▸ Plotting code records:
----

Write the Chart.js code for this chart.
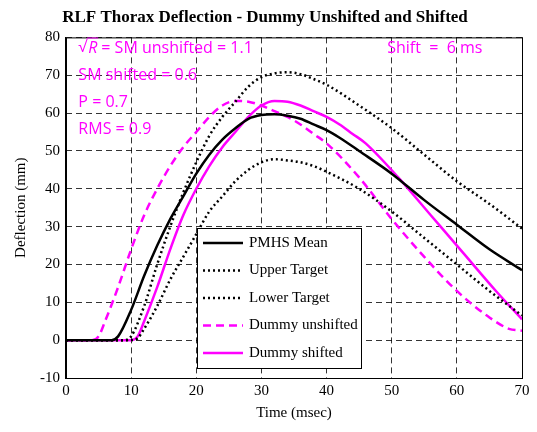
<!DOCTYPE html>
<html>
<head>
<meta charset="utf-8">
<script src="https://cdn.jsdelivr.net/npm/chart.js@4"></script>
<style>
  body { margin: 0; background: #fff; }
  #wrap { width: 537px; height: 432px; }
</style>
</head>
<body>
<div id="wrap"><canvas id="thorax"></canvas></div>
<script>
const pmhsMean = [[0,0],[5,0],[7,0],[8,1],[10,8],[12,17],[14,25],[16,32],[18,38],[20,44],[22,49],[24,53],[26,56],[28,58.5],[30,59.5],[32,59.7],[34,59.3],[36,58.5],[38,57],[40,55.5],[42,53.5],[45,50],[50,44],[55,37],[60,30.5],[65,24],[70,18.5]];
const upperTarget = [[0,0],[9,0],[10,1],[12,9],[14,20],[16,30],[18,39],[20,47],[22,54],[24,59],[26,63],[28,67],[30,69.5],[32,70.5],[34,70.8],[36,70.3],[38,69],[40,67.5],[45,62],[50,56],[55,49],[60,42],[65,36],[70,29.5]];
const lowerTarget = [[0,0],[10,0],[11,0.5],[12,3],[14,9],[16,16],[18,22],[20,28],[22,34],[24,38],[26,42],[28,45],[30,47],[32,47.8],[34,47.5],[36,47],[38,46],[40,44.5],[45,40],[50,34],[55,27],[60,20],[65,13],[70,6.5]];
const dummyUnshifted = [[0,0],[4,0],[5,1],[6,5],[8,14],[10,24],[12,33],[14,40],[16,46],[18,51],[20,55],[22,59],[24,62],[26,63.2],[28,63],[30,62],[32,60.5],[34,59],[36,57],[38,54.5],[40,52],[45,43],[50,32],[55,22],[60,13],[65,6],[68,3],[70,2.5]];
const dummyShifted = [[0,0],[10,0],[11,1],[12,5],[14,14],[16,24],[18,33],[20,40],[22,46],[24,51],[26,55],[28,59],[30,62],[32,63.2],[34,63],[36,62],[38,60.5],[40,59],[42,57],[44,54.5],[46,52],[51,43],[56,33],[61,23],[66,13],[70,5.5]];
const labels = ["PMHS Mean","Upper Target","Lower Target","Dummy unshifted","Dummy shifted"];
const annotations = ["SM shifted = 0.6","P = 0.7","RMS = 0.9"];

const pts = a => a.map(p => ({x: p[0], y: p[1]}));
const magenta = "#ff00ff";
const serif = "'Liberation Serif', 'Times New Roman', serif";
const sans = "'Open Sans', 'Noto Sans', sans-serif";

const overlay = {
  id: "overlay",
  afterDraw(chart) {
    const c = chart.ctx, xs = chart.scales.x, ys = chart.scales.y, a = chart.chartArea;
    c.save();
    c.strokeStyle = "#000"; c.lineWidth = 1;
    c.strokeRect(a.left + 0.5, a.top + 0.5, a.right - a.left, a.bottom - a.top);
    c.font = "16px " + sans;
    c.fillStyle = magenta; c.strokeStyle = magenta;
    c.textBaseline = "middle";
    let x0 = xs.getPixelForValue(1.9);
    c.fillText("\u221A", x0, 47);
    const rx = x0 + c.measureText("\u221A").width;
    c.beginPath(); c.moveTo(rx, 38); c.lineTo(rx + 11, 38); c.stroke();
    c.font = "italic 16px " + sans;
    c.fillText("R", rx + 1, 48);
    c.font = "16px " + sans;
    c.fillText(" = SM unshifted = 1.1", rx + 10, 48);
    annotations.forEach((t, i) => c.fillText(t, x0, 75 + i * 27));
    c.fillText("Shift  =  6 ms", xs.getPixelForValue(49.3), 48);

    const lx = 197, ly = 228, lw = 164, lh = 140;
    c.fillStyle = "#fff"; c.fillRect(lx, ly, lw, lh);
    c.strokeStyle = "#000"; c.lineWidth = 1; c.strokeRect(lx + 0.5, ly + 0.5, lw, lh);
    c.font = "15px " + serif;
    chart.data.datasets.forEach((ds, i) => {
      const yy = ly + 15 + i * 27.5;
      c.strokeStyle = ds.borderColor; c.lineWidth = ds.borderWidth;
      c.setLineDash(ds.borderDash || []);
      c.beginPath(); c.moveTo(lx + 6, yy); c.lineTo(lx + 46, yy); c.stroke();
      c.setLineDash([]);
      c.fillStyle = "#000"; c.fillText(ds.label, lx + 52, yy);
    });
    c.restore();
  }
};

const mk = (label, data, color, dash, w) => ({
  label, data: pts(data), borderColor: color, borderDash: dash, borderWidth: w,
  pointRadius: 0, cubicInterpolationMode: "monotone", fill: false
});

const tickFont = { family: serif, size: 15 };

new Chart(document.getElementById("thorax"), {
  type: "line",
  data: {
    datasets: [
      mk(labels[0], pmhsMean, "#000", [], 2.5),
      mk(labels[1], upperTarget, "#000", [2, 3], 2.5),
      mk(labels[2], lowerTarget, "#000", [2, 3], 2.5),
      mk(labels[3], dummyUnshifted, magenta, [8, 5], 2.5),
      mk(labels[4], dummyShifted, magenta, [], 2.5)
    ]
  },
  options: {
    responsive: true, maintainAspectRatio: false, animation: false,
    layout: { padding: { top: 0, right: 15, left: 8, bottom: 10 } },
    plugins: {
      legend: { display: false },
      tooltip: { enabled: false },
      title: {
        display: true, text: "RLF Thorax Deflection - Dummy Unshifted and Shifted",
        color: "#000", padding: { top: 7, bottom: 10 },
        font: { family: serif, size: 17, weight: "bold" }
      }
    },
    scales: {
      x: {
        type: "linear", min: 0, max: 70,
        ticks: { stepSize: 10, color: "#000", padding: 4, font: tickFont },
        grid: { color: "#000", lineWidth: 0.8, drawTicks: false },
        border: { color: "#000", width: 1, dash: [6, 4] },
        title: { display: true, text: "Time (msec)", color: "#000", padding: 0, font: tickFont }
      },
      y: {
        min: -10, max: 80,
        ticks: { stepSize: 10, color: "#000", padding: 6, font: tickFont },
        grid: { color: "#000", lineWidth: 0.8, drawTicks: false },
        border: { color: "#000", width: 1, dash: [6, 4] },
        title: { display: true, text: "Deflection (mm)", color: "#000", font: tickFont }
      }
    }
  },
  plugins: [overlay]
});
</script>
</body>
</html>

----

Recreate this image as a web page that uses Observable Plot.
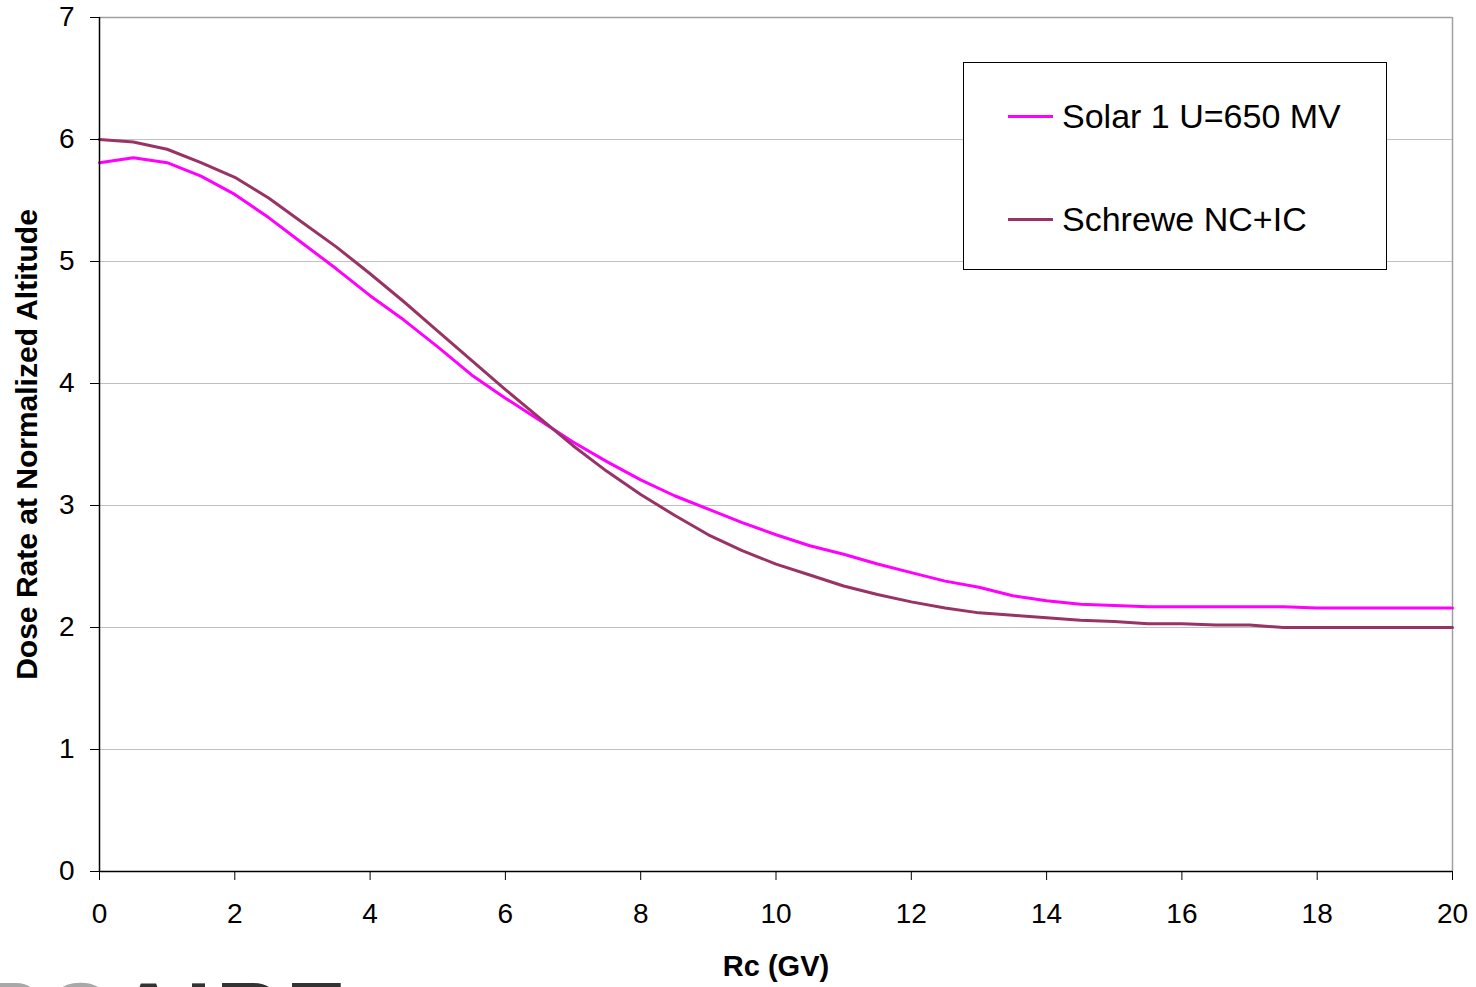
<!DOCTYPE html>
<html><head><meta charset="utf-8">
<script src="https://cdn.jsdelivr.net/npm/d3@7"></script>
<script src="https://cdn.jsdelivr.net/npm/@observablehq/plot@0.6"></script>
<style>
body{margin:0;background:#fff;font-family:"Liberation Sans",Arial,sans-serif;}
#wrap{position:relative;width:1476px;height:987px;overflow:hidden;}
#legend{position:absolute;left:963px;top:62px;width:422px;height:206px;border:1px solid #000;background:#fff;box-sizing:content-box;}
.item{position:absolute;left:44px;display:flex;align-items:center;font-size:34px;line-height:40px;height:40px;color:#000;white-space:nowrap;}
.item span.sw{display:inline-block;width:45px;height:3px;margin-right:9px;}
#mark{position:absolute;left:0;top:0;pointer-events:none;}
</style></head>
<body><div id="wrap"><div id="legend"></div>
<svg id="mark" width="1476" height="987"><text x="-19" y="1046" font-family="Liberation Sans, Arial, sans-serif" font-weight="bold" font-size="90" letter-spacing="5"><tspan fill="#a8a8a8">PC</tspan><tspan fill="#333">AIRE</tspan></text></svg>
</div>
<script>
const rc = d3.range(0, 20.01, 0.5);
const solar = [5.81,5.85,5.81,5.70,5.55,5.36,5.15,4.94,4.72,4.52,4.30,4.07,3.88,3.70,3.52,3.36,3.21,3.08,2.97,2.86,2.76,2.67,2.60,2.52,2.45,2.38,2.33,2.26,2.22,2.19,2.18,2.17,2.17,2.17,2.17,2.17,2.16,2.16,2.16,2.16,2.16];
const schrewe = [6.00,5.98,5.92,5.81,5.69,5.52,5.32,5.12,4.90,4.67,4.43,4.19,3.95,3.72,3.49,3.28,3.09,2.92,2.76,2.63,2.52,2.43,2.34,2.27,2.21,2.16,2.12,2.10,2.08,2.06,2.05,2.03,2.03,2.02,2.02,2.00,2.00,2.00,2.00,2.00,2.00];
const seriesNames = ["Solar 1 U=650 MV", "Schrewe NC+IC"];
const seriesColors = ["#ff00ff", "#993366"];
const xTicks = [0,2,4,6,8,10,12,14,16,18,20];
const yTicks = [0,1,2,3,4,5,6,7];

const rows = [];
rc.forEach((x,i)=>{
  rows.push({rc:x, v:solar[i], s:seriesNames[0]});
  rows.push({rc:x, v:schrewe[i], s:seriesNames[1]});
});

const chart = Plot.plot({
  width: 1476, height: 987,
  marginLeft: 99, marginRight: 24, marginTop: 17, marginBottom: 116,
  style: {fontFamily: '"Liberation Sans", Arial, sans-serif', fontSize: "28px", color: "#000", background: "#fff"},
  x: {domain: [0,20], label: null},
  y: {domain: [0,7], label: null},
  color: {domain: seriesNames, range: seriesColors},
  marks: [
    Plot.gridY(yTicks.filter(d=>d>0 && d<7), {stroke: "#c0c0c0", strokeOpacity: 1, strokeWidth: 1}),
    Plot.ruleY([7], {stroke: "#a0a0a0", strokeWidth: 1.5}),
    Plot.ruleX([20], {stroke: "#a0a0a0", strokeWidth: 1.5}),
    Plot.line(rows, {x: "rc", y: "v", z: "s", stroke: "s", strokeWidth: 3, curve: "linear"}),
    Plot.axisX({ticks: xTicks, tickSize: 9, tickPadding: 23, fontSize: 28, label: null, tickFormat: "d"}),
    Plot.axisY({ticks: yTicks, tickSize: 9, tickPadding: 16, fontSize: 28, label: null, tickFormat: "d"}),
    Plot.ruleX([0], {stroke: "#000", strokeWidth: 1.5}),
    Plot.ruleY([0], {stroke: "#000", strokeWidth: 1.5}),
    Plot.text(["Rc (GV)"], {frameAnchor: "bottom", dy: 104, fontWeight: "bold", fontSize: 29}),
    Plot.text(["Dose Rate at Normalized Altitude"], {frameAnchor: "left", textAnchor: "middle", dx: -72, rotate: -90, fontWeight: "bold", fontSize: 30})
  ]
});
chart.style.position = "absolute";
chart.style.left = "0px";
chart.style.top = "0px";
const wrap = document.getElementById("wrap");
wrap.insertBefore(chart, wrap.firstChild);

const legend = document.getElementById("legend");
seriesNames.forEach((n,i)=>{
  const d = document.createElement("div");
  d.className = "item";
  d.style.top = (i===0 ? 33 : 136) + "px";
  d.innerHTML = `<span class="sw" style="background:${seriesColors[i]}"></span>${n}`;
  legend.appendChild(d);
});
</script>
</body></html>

----

Copy out each line of the records where the string "this" appears.

▸ RESPONSE BELOW:
Write the Chart.js code for this chart.
Recreate this image as a web page that uses Observable Plot.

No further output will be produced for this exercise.